Wednesday, November 12, 2014
Home sweet home, yes home is where the heart is. The older I get the harder I work and the harder I work the more I appreciate quiet time at home.
I was thinking on Sunday, after spending most of the morning/early afternoon in my pajamas, "Is this OK?" By 1:00 pm the guilt got to me and I knew it had to get dressed and get going. Growing up, my mom always made sure that we got up, had breakfast and got dressed for the day. Unless you were sick and then pajamas all day was considered legal and legit, but if you weren't sick then lounging around all day in your pajamas was not OK. In fact, it was considered lazy and that just wasn't something that we did.

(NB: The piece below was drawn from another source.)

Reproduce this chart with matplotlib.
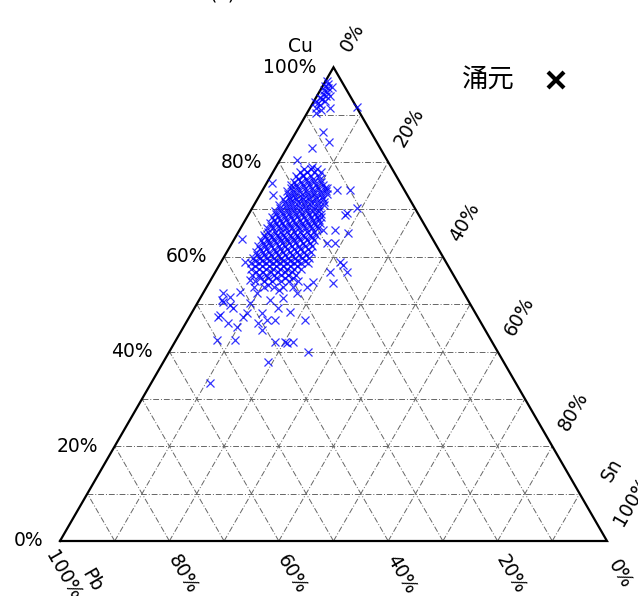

But here I am thinking that I did all of nothing on Sunday (my only day off) and I am left wondering if there is something wrong with doing nothing. And by nothing I mean not leaving my house much less the comfort of my sofa. Sure I did some productive stuff on said sofa; answered emails, laundry, did some online Xmas shopping, read some magazines that clutter my kitchen inbox, watched a movie or two and chilled out. I didn't even attempt my favorite Sunday pastime which is cooking.
Again, is there something wrong with doing nothing?
I figure I work hard all week and rarely spend any quality time at home, so staying home on a Sunday has got to be OK, isn't it?
Like, who am I looking for validation from?
I've got to be the one that is OK with it and right about now I feel that being home doing nothing is something sweet.